Welcome to the American Northwest. Yes, most racing fans would be unable to match those tiny venues with their racetrack abbreviations. (The Eastern Oregon Livestock Show is UN, while the Crooked River Roundup is Prv, by the way).
For trainers such as Mark Hanson, racing in that part of the country means as much as Del Mar does to a Californian or Keeneland to a Kentuckian.
“These little tracks, they have a stigma about them, that it’s not good racing or good horses,” Mark Hanson said. “It couldn’t be farther from the truth.
“This year, we went to a few new places. The excitement level to see a horse like this come to some of these tracks is nothing like I’ve experienced. They love their racing.”
In those small communities, the brief race meetings are among the few live sporting events in the summer. Some spots have rodeos during their fairs. For a weekend or two, the fairs alter schedules.
“We just went to Ely, Nevada, and at a lot of these little fair tracks, the town shuts down,” Hanson said. “If you want to get a hamburger after the races, you better get it at the fair. The restaurants are closed.”
Weston, a 6-year-old gelding by the War Front stallion Hit It a Bomb, races for Mark and Ryan Hanson, and their sister Theresa, under their RTM Stables banner. Weston has won 16 of 25 starts. In four starts this year, he has earned $18,315. No one is getting rich.
Mark and his wife, Ashley, live in Pocatello, where Weston is kept most of the time in a pasture. The Hansons have mowed a running lane in the pasture to exercise Weston. An outdoor life suits Weston, Hanson said.
“He doesn’t like being in a stall,” he said. “The key is we have a little bit of acreage.

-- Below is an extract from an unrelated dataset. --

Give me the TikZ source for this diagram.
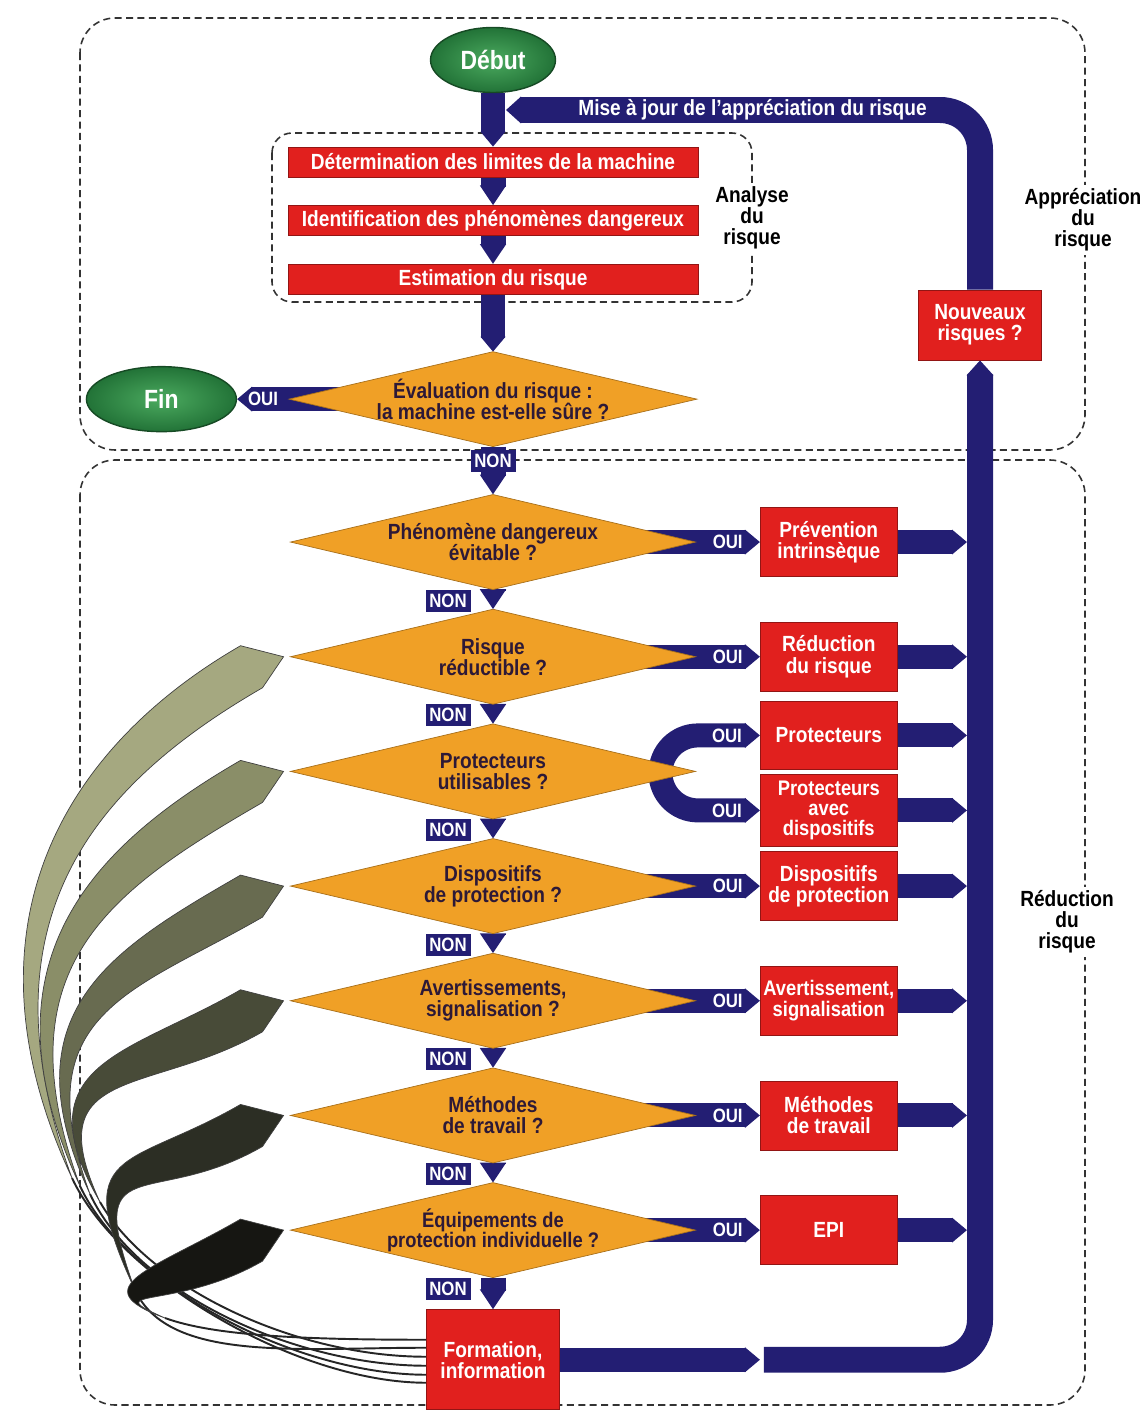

“We turn him out every day. He’s in the pasture and grazes and rolls in the sun. He comes back in the stall at night and gets his dinner.
“In my opinion, along with the class relief and the half-mile bullrings, that has the been the one key difference that he’s getting now. You don’t get that in Southern California.”

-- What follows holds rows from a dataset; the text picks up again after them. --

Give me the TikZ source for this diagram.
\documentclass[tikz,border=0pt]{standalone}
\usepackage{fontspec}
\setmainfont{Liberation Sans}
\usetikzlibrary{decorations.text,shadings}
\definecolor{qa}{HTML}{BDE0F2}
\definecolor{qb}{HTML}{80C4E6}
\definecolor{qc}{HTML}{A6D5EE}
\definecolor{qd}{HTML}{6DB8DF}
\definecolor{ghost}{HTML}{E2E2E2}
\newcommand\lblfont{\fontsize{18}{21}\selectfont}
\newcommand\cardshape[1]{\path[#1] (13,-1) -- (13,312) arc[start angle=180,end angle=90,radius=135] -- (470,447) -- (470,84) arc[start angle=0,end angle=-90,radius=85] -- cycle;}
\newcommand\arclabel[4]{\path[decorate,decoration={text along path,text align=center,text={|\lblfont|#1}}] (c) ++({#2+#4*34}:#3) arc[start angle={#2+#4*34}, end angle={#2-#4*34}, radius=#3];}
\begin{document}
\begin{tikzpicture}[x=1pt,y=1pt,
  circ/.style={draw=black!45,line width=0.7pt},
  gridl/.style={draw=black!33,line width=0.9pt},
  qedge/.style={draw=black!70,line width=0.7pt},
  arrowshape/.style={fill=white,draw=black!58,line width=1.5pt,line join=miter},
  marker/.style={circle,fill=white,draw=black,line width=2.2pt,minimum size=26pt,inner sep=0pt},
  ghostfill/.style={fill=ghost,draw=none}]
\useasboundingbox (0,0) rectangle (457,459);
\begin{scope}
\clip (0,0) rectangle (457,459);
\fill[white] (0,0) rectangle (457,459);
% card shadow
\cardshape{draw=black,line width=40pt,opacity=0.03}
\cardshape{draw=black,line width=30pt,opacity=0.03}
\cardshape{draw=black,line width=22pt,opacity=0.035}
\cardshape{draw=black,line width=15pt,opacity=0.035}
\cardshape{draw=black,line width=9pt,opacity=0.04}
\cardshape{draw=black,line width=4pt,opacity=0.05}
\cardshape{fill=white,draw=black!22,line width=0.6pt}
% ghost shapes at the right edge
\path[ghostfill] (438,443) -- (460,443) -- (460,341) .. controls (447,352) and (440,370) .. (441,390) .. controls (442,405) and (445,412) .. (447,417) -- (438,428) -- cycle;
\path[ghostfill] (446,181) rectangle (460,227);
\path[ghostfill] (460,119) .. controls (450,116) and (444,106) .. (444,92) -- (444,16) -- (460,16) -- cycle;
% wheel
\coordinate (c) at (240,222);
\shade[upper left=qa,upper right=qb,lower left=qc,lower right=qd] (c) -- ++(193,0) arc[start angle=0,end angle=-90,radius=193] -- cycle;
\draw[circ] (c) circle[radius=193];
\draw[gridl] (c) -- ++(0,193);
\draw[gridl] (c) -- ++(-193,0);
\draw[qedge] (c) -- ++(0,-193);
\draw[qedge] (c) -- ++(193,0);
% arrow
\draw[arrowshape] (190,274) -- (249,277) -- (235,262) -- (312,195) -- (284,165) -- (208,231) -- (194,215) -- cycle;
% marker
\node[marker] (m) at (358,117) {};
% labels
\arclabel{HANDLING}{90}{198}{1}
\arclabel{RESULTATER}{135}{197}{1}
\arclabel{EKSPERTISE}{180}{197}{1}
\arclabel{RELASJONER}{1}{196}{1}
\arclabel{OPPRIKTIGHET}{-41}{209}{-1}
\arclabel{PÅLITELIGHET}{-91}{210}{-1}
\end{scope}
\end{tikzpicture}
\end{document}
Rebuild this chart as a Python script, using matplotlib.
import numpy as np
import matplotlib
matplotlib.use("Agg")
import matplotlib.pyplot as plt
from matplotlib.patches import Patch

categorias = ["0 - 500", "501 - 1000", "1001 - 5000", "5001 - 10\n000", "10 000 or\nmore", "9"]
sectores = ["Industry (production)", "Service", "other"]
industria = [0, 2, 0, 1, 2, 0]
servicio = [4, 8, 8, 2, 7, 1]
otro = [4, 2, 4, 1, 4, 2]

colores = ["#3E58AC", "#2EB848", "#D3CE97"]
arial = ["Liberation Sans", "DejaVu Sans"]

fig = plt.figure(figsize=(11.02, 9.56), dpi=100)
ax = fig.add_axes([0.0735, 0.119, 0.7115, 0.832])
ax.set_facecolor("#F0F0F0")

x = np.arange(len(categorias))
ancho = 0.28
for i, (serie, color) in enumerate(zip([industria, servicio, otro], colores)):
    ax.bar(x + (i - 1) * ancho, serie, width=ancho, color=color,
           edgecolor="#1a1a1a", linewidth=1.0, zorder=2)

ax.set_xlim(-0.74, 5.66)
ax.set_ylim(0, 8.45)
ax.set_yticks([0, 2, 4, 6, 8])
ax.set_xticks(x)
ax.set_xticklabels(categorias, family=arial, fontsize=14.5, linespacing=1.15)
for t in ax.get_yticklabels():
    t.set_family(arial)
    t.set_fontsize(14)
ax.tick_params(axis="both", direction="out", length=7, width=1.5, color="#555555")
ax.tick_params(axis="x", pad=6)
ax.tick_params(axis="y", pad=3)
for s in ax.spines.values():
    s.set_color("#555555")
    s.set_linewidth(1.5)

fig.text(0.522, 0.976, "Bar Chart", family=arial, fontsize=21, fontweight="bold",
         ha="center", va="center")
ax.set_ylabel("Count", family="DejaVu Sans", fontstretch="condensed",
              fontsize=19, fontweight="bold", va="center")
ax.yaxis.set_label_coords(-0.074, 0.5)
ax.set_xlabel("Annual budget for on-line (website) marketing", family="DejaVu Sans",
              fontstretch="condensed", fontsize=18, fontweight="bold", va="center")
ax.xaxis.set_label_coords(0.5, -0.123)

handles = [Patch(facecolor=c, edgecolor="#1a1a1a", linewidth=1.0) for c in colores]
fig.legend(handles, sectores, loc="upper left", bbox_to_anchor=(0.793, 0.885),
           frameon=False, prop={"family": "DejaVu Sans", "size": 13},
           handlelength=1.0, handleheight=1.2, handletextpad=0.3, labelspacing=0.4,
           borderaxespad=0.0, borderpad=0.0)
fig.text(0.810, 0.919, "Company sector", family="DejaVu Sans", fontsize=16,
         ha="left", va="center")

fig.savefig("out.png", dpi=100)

Weston won an allowance race by 12 lengths at Ely on Aug. 18 in his last start. Hanson hauled a group of horses to the Tillamook County Fair on the Oregon coast earlier last month, but Weston did not start when a race failed to fill. The next objective is the $12,000-added Daily Courier Stakes at 5 1/2 furlongs at Grants Pass on Sept. 9.
Weston has finished first in all of his starts since leaving Southern California with the exception of a second by a neck in the $5,050 Jim and Saundra Evans Memorial Stakes at five furlongs at Blackfoot on Sept. 8, 2023. The winner was ruled to have interfered with Weston in the stretch, resulting in Weston being promoted to first.
Following that race, Weston did not race again until Memorial Day weekend this year, winning a five-furlong stakes at Pocatello. The upcoming race at Grants Pass may be his last race of 2024.
“I try not to think too far ahead,” Hanson said. “Fortunately, we’re in a situation that we only run him when he’s just right. If he comes out healthy, we may look for another race on a bullring.
“There’s nothing that prevents us from pulling his shoes.”
If that occurs, Weston will not race again until the spring. That, in its own right, is something to look forward to.
“That sucker is going to run for you,” Hanson said. “He’s the type of horse you get out of bed for.”